Comme de nombreux jeunes se trouvaient exclus du réseau des écoles reconnues et subsidiées, et ce pour diverses raisons (échec aux examens, manque de place, quotas “ethniques”), on assista à l’apparition d’un réseau parallèle d’écoles privées fondées à l’initiative de groupes religieux ou d’associations de parents. Du premier type relevaient le Groupe scolaire de Gitwe (1968), l’Institut John Wesley de Kibogora (1974) ou l’Institut de Formation Apostolique de Kimihurura. Mais ce furent surtout celles issues d’initiatives parentales qui allaient se multiplier rapidement, comme on le verra à propos de l’évolution sous la Deuxième République.

 

Conclusion

Ce panorama chiffré, pour incertain qu’il fût, permettait de saisir la valeur et les faiblesses de l’oeuvre scolaire réalisée durant la première étape du Rwanda indépendant. C’est avec persévérance et méthode que le pays s’est appliqué à renforcer l’emprise de l’Etat, à étendre l’enseignement et à en améliorer la qualité en fonction de ses moyens, persuadé, sans doute à tort, que l’élévation du niveau d’instruction générale constituait un préalable absolu au développement. La Première République y a consacré certaines années jusqu’à 30 % du budget de l’Etat.

Malheureusement elle n’a jamais remis en cause en profondeur le système hérité du colonisateur belge, de sorte qu’au niveau moyen et supérieur surtout il y eut un décalage entre la formation dispensée et la réalité nationale.

Pour une évaluation pertinente de l’oeuvre entreprise autant du point de vue psychopédagogique que socio-économique, les données restaient pauvres et les instruments mis en oeuvre insuffisamment fins et incisifs. De nombreuses expériences ont été tentées dans le cadre scolaire et extrascolaire, des classes-pilotes ont été instituées, des moyens pédagogiques nouveaux ont été utilisés, mais tout cela est resté largement inexploité et les responsables ne disposaient souvent pour orienter leur jugement que de simples impressions. En matière de psychologie on se mouvait sur une terre quasiment vierge. Les travaux relativement abondants d’anthropologie physique, d’ethnologie, de linguistique, d’histoire et d’étude du milieu sous tous ses aspects dont on dispose pour le Rwanda au niveau de la recherche fondamentale n’ont guère été monnayés en vue de leur utilisation pédagogique. La prise en considération de l’éducation traditionnelle n’a pas progressé. Un énorme travail d’exploitation des données déjà disponibles et d’investigation nouvelle restait donc à accomplir.

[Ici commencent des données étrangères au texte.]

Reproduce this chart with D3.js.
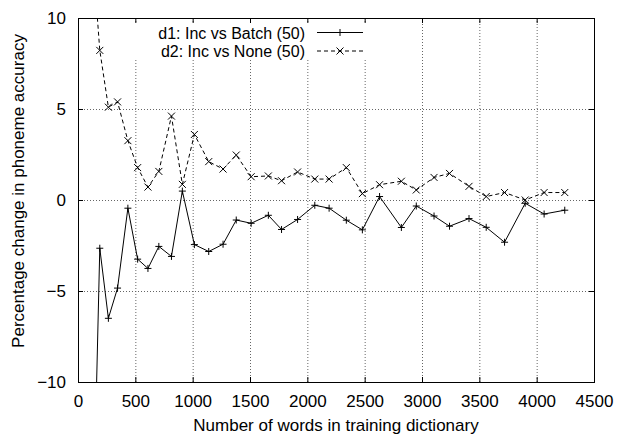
<!DOCTYPE html>
<html>
<head>
<meta charset="utf-8">
<script src="https://cdn.jsdelivr.net/npm/d3@7"></script>
<style>
  body { margin: 0; background: #fff; }
  text { font-family: "Liberation Sans", Arial, sans-serif; fill: #000; }
</style>
</head>
<body>
<div id="chart"></div>
<script>
var svgWidth = 625;
var svgHeight = 436;

var margin = { top: 18, bottom: 54, left: 78, right: 31 };

var width = svgWidth - margin.left - margin.right;
var height = svgHeight - margin.top - margin.bottom;

// data
var words = [110, 190, 265, 345, 435, 520, 610, 705, 815, 910, 1015, 1140, 1265, 1380, 1510,
  1660, 1775, 1915, 2065, 2190, 2340, 2480, 2630, 2820, 2950, 3105, 3240, 3410, 3560, 3720,
  3900, 4065, 4245];
var incVsBatch = [-24, -2.65, -6.5, -4.84, -0.45, -3.25, -3.76, -2.55, -3.1, 0.49, -2.45, -2.83,
  -2.43, -1.1, -1.28, -0.84, -1.62, -1.07, -0.29, -0.45, -1.11, -1.64, 0.19, -1.51, -0.33,
  -0.88, -1.44, -1.02, -1.5, -2.32, -0.18, -0.77, -0.56];
var incVsNone = [15, 8.22, 5.1, 5.39, 3.26, 1.78, 0.71, 1.57, 4.61, 0.86, 3.6, 2.11, 1.7, 2.47,
  1.28, 1.32, 1.06, 1.54, 1.15, 1.15, 1.78, 0.35, 0.84, 1.03, 0.55, 1.24, 1.46, 0.75, 0.19,
  0.41, 0.0, 0.41, 0.41];
var seriesNames = ["d1: Inc vs Batch (50)", "d2: Inc vs None (50)"];
var xTicks = [0, 500, 1000, 1500, 2000, 2500, 3000, 3500, 4000, 4500];
var yTicks = [-10, -5, 0, 5, 10];

var fontSize = "17px";

var svg = d3.select("#chart")
  .append("svg")
  .attr("width", svgWidth)
  .attr("height", svgHeight);

var chartGroup = svg.append("g")
  .attr("transform", `translate(${margin.left}, ${margin.top})`);

var xScale = d3.scaleLinear().domain([0, 4500]).range([0, width]);
var yScale = d3.scaleLinear().domain([-10, 10]).range([height, 0]);

// grid
chartGroup.append("g")
  .selectAll("line.vgrid")
  .data(xTicks.slice(1, -1))
  .enter()
  .append("line")
  .attr("x1", d => xScale(d) + 0.5).attr("x2", d => xScale(d) + 0.5)
  .attr("y1", 0).attr("y2", height)
  .attr("stroke", "#666").attr("stroke-dasharray", "1,2");
chartGroup.append("g")
  .selectAll("line.hgrid")
  .data(yTicks.slice(1, -1))
  .enter()
  .append("line")
  .attr("y1", d => Math.round(yScale(d)) + 0.5).attr("y2", d => Math.round(yScale(d)) + 0.5)
  .attr("x1", 0).attr("x2", width)
  .attr("stroke", "#666").attr("stroke-dasharray", "1,2");

// axes, ticks inward and mirrored
var tickLen = 5;
var bottomAxis = d3.axisBottom(xScale).tickValues(xTicks).tickFormat(d3.format("d"))
  .tickSizeInner(-tickLen).tickSizeOuter(0).tickPadding(13);
var topAxis = d3.axisTop(xScale).tickValues(xTicks).tickSizeInner(-tickLen).tickSizeOuter(0).tickFormat("");
var leftAxis = d3.axisLeft(yScale).tickValues(yTicks).tickFormat(d3.format("d"))
  .tickSizeInner(-tickLen).tickSizeOuter(0).tickPadding(12);
var rightAxis = d3.axisRight(yScale).tickValues(yTicks).tickSizeInner(-tickLen).tickSizeOuter(0).tickFormat("");

chartGroup.append("g").attr("class", "axis").attr("transform", `translate(0,${height})`).call(bottomAxis);
chartGroup.append("g").attr("class", "axis").call(topAxis);
chartGroup.append("g").attr("class", "axis").call(leftAxis);
chartGroup.append("g").attr("class", "axis").attr("transform", `translate(${width},0)`).call(rightAxis);

chartGroup.selectAll(".axis path").remove();
chartGroup.selectAll(".axis line").attr("stroke", "#000");
chartGroup.selectAll(".axis text")
  .style("font-size", fontSize)
  .style("font-family", "Liberation Sans, Arial, sans-serif");

// legend box hides grid behind key
chartGroup.append("rect")
  .attr("x", 50).attr("y", 5)
  .attr("width", 244).attr("height", 35)
  .attr("fill", "#fff");

// frame
chartGroup.append("rect")
  .attr("x", 0.5).attr("y", 0.5)
  .attr("width", width).attr("height", height)
  .attr("fill", "none").attr("stroke", "#000");

// clip
chartGroup.append("clipPath").attr("id", "plotClip")
  .append("rect").attr("width", width).attr("height", height);

var series = [
  { values: incVsBatch, dash: null, marker: "plus" },
  { values: incVsNone, dash: "4,3", marker: "cross" }
];

var line = d3.line()
  .x(d => xScale(d[0]))
  .y(d => yScale(d[1]));

function markerPath(type, x, y) {
  var s = 3.5;
  if (type === "plus") {
    return `M${x - s},${y}L${x + s},${y}M${x},${y - s}L${x},${y + s}`;
  }
  return `M${x - s},${y - s}L${x + s},${y + s}M${x - s},${y + s}L${x + s},${y - s}`;
}

var plotGroup = chartGroup.append("g").attr("clip-path", "url(#plotClip)");

series.forEach(function (s) {
  var pts = words.map((w, i) => [w, s.values[i]]);
  plotGroup.append("path")
    .datum(pts)
    .attr("d", line)
    .attr("fill", "none")
    .attr("stroke", "#000")
    .attr("stroke-width", 1)
    .attr("stroke-dasharray", s.dash);
  plotGroup.selectAll(null)
    .data(pts)
    .enter()
    .append("path")
    .attr("d", d => markerPath(s.marker, xScale(d[0]), yScale(d[1])))
    .attr("stroke", "#000")
    .attr("stroke-width", 1)
    .attr("fill", "none");
});

// legend
var legend = svg.append("g");
series.forEach(function (s, i) {
  var ly = 32.5 + i * 18.5;
  legend.append("text")
    .attr("x", 305).attr("y", ly + 6)
    .attr("text-anchor", "end")
    .style("font-size", "16px")
    .text(seriesNames[i]);
  legend.append("line")
    .attr("x1", 317).attr("x2", 363)
    .attr("y1", ly).attr("y2", ly)
    .attr("stroke", "#000")
    .attr("stroke-dasharray", s.dash);
  legend.append("path")
    .attr("d", markerPath(s.marker, 340, ly))
    .attr("stroke", "#000");
});

// axis labels
svg.append("text")
  .attr("transform", "translate(18, 191) rotate(-90)")
  .attr("text-anchor", "middle")
  .attr("dy", "0.35em")
  .style("font-size", fontSize)
  .text("Percentage change in phoneme accuracy");

svg.append("text")
  .attr("x", margin.left + width / 2)
  .attr("y", 431)
  .attr("text-anchor", "middle")
  .style("font-size", fontSize)
  .text("Number of words in training dictionary");
</script>
</body>
</html>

Pourtant les questions ne manquaient pas, et Ch. Géronimi, un expert de l’UNESCO qui a longtemps travaillé au Rwanda, les résumait bien quand il écrivait :

“On peut certes établir un bilan des reçus aux examens, calculer le pourcentage des échecs et des réussites, mais qui peut évaluer l’efficacité réelle de l’éducation ?… A-t-on réussi à développer les aptitudes d’un enfant, son intelligence, son raisonnement, ses facultésd’imagination créatrice, son sens des responsabilités individuelles et sociales, puisque l’éducation se propose d’atteindre tous ces objectifs ?… D’autre part, le système scolaire a-t-il réussi à favoriser l’insertion de l’individu dans la société ? le pouvoir de contribuer au développement économique ? Ou bien contient-il en lui une force d’inertie qui freine l’évolution des structures sociales ? Ou au contraire possède-t-il une virtualité de transformation ? Toutes ces questions se posent au Rwanda depuis quelques années déjà : elles ont rapidement mis fin au temps de l’enthousiasme et provoqué ce que j’appelle le retour au temps des interrogations” (“L’enseignement au Rwanda : son passé, son avenir”).